Anna is a girl who is struggling both socially and with her health. When her illness gets particularly bad, she’s sent away to live with her aunt and uncle, who live well outside the city. When exploring the area around her new home, she discovers an old, abandoned house that’s just across a marsh. After visiting the mansion multiple times, she starts to become obsessed with a girl who lives there, or at least she thinks she lives there…

When Marnie Was There Review

It only took a few seconds for this film to hook me in. The animation style is so iconic, recognisable, and just wonderful to look at that this film was at an automatic advantage, simply from how it looks. This doesn’t let up, as the animation continues to be gorgeous right through to the final shot of the film, with any frame featuring water being particularly special. It’s just a shame the rest of the film doesn’t quite work.

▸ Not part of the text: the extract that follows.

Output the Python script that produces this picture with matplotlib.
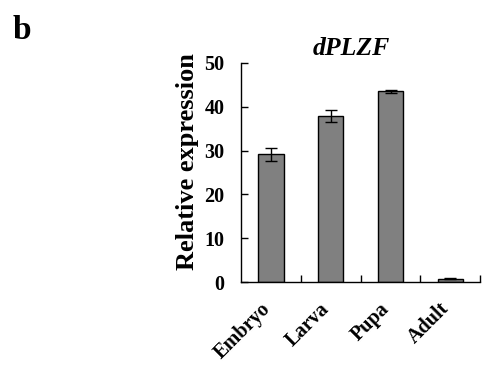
import matplotlib.pyplot as plt
import matplotlib.transforms as mtransforms
import numpy as np

# dados
estagios = ["Embryo", "Larva", "Pupa", "Adult"]
expressao = [29.2, 37.9, 43.5, 0.8]
erro = [1.5, 1.3, 0.3, 0.1]

plt.rcParams['font.family'] = ['Liberation Serif', 'DejaVu Serif']
plt.rcParams['font.weight'] = 'bold'

fig = plt.figure(figsize=(4.88, 3.86), dpi=100)
ax = fig.add_axes([0.494, 0.269, 0.49, 0.568])

x = np.arange(len(estagios))
ax.bar(x, expressao, width=0.42, color='#808080', edgecolor='black', linewidth=1.0,
       yerr=erro, capsize=4, error_kw=dict(ecolor='black', elinewidth=1.0, capthick=1.0))

ax.set_xlim(-0.5, 3.5)
ax.set_ylim(0, 50)
ax.set_yticks([0, 10, 20, 30, 40, 50])
ax.tick_params(axis='y', direction='in', length=5, width=1, labelsize=14.5, pad=12)
ax.set_xticks(x)
ax.set_xticklabels(estagios, rotation=45, ha='right', rotation_mode='anchor', fontsize=14.5)
ax.tick_params(axis='x', length=0, pad=12)
ax.set_xticks([0.5, 1.5, 2.5, 3.5], minor=True)
ax.tick_params(axis='x', which='minor', direction='in', length=5, width=1)

# desloca os rotulos do eixo x um pouco para a esquerda
desloc = mtransforms.ScaledTranslation(-11/100, 0, fig.dpi_scale_trans)
for rot in ax.get_xticklabels():
    rot.set_transform(rot.get_transform() + desloc)

for s in ['top', 'right']:
    ax.spines[s].set_visible(False)
for s in ['left', 'bottom']:
    ax.spines[s].set_linewidth(1.0)

ax.set_ylabel("Relative expression", fontsize=19, fontweight='bold')
ax.yaxis.set_label_coords(-0.175, 0.55)
ax.set_title("dPLZF", fontsize=18.5, fontweight='bold', fontstyle='italic', x=0.462, pad=6)

fig.text(0.025, 0.9, "b", fontsize=24, fontweight='bold')

fig.savefig("out.png", dpi=100)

As I said in the intro, this film has a lot of mysterious elements and a story that slowly unfolds through the film’s runtime. The problem is that a lot of interesting possible story threads and outcomes are set up, but the film doesn’t use any of them, instead opting for a plot that left me wondering why they chose to do what they did. It’s not a completely unoriginal story, but it is one that could have done so much more. This is a film that’s based on a book, however, I believe a little more deviation from the source material might have benefited the transition from page to screen.